螺桿轉子壓縮機由公轉子和母轉子組成，通常在銑削中用於粗加工和磨削用於精加工。帶刀片的刀具適用於螺桿轉子銑削。由於幾何輪廓獨特，每個螺桿轉子輪廓都需要獨特的銑刀設計。需要穩健的刀具設計，包括刀體上的刀片，因為它顯著影響加工精度。因此，研究使用帶有多個刀片（標准或特殊刀片）的盤式銑刀進行銑削操作的螺桿轉子切削是必不可少的。本研究提出了刀片位置確定方法和刀具設計優化模型的解析設計。此外，研究了一種通過刀片切削軌跡法快速獲取模擬轉子輪廓和切削痕的預測模型。這項研究是通過研究螺桿轉子加工的基本概念，包括轉子幾何輪廓和銑刀特性，以一般方法完成的。分析模型包括改進的刀具坯料和刀體輪廓生成方法、刀片安裝到刀體上的新方法、CNC機床模型上的螺桿轉子切削、快速生成模擬轉子輪廓和切削痕的ICT方法以及計算方法通過推導數學方程和程序源代碼建立了轉子輪廓評估。隨後，通過執行螺桿轉子切削模擬（包括 Vericut 軟件的虛擬加工）來檢驗分析模型，並根據理論設計評估模擬結果。最後，進行了實驗測試，以驗證分析設計和模擬結果。結果表明，所有提出的分析模型都是可靠且完全可行的，因為它們成功地達到了它們的目的和功能。

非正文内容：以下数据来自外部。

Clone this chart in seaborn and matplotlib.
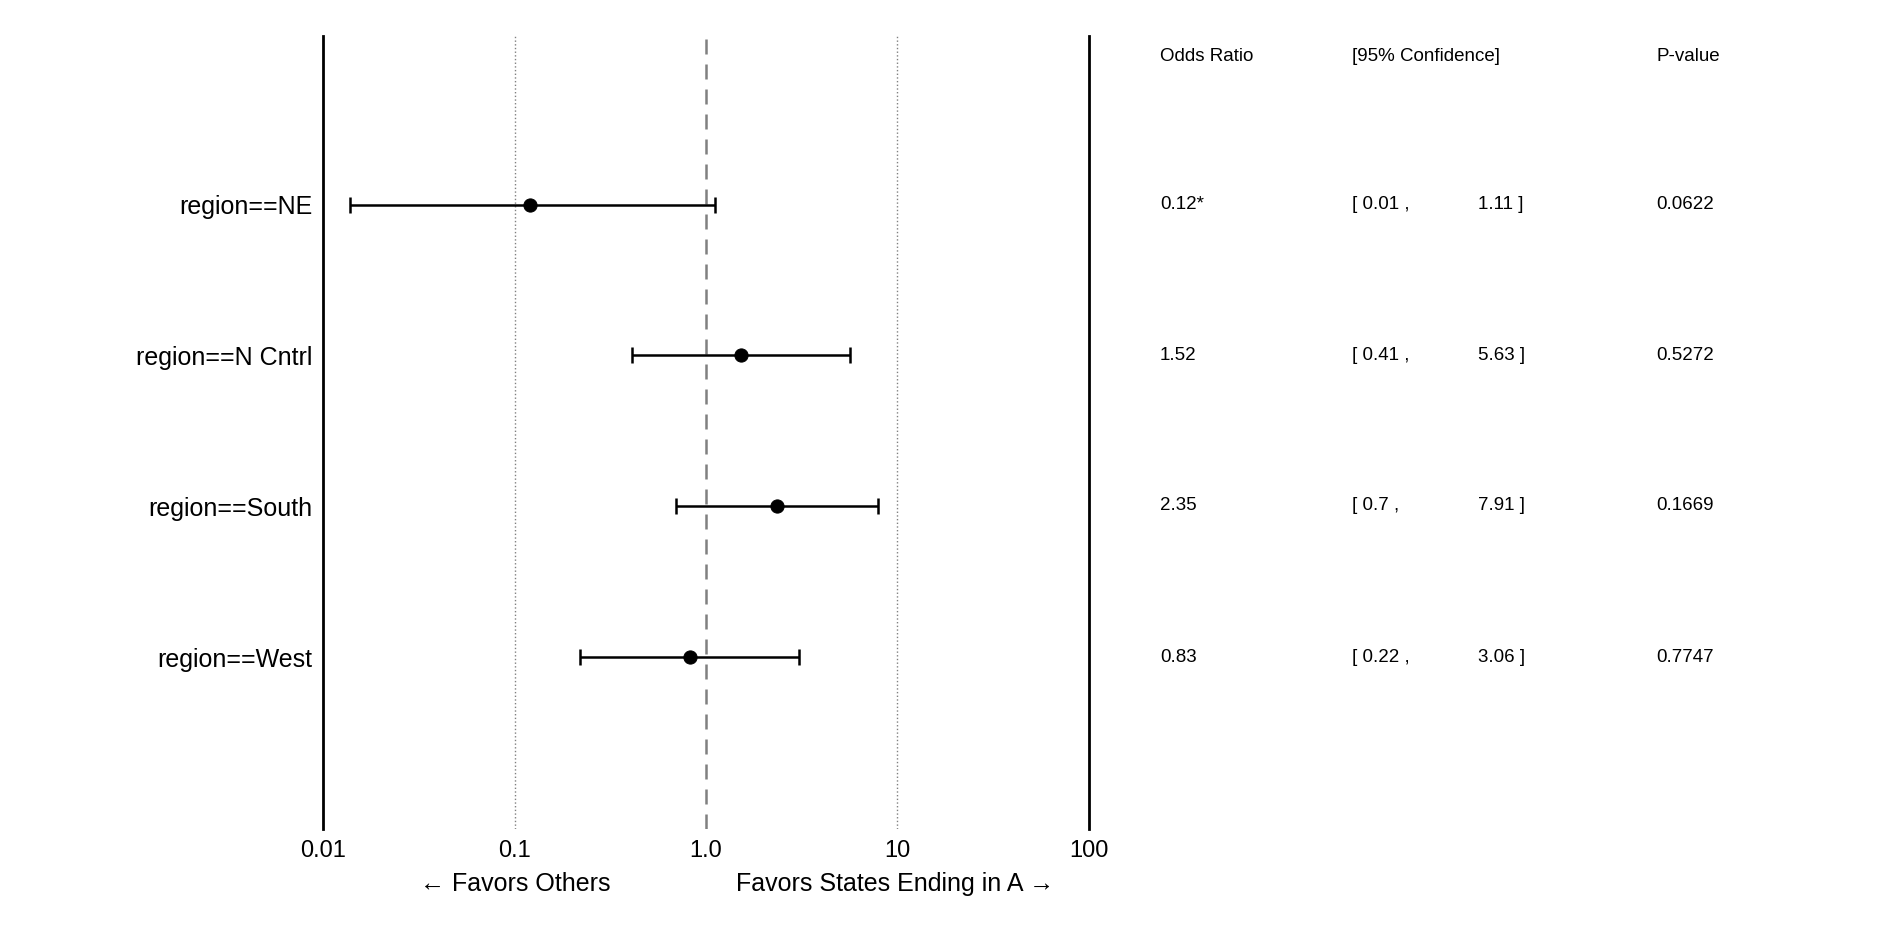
import numpy as np
import pandas as pd
import seaborn as sns
import matplotlib.pyplot as plt

labels = ['region==NE', 'region==N Cntrl', 'region==South', 'region==West']
odds = [0.12, 1.52, 2.35, 0.83]
lower = [0.0138, 0.41, 0.70, 0.22]
upper = [1.11, 5.63, 7.91, 3.06]
pvals = ['0.0622', '0.5272', '0.1669', '0.7747']
stars = ['*', '', '', '']

df = pd.DataFrame({'label': labels, 'odds': odds, 'lower': lower, 'upper': upper})
df['pos'] = range(len(df))

sns.set_style('white')
plt.rcParams['font.family'] = ['Liberation Sans', 'DejaVu Sans']
plt.rcParams['text.color'] = 'black'
plt.rcParams['xtick.color'] = 'black'
plt.rcParams['ytick.color'] = 'black'

fig = plt.figure(figsize=(18.8, 9.4), dpi=100)
ax = fig.add_axes([0.172, 0.118, 0.407, 0.844])

ax.errorbar(df['odds'], df['pos'],
            xerr=[df['odds'] - df['lower'], df['upper'] - df['odds']],
            fmt='none', ecolor='black', elinewidth=1.8, capsize=6, capthick=1.8, zorder=3)
sns.scatterplot(data=df, x='odds', y='pos', color='black', s=90, edgecolor='black', zorder=4, ax=ax)

ax.axvline(1, color='gray', linestyle=(0, (6, 4)), lw=1.8, zorder=1)
for v in [0.1, 10]:
    ax.axvline(v, color='gray', linestyle=':', lw=1, zorder=1)

ax.set_xscale('log')
ax.set_xlim(0.01, 100)
ax.set_ylim(4.14, -1.12)
ax.set_xticks([0.01, 0.1, 1, 10, 100])
ax.set_xticklabels(['0.01', '0.1', '1.0', '10', '100'], fontsize=17)
ax.minorticks_off()
ax.set_yticks(df['pos'])
ax.set_yticklabels(labels, fontsize=18)
ax.tick_params(length=0, pad=8)
ax.set_xlabel('')
ax.set_ylabel('')
for s in ['top', 'bottom']:
    ax.spines[s].set_visible(False)
for s in ['left', 'right']:
    ax.spines[s].set_color('black')
    ax.spines[s].set_linewidth(2)

fig.text(0.274, 0.06, '← Favors Others', ha='center', va='center', fontsize=18)
fig.text(0.476, 0.06, 'Favors States Ending in A →', ha='center', va='center', fontsize=18)

fs = 13.5
fig.text(0.617, 0.94, 'Odds Ratio', fontsize=fs, va='center')
fig.text(0.719, 0.94, '[95% Confidence]', fontsize=fs, va='center')
fig.text(0.881, 0.94, 'P-value', fontsize=fs, va='center')
rows_y = [0.782, 0.622, 0.462, 0.301]
for i, y in enumerate(rows_y):
    fig.text(0.617, y, f'{odds[i]:.2f}{stars[i]}', fontsize=fs, va='center')
    fig.text(0.719, y, f'[ {round(lower[i], 2):g} ,', fontsize=fs, va='center')
    fig.text(0.786, y, f'{upper[i]:.2f} ]', fontsize=fs, va='center')
    fig.text(0.881, y, pvals[i], fontsize=fs, va='center')

fig.savefig('out.png', dpi=100)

Screw rotor compressor consists of male and female rotors commonly manufactured in milling for roughing and grinding for finishing. A cutter with inserts is suitably applied in screw rotor milling. Since the geometry profile is unique, each screw rotor profile requires a distinct milling cutter design. A robust cutter design, including the inserts onto the cutter body, is required since it significantly influences the machining precision. Hence, a study on screw rotor cutting by milling operation using a disk-type milling cutter with multiple inserts, either standard or special, is essential. This study proposes an analytical design for the insert position establishment method and cutter design optimization model. In addition, a prediction model for rapidly acquiring a simulated rotor profile and cutting marks by the insert cutting trajectory method is studied. The research was accomplished in a general approach by studying the basic concepts of the screw rotor machining, including the rotor geometry profile and milling cutter characteristics. The analytical model consisting of a modified method for generating cutter stock and body profiles, a novel method for inserts establishment onto cutter body, screw rotor cutting on CNC machine model, ICT method for rapidly generating simulated rotor profile and cutting marks, and calculation method for rotor profile evaluation by deriving mathematical equations and the program source codes were established. Subsequently, the analytical models were examined by performing the screw rotor cutting simulation, including the virtual machining by Vericut software, and evaluating the simulated result according to the theoretical design. Finally, an experimental test was conducted to verify the analytical design and simulated results. The results indicate that all the proposed analytical models are reliable and entirely practicable since they successfully reach their purposes and functions.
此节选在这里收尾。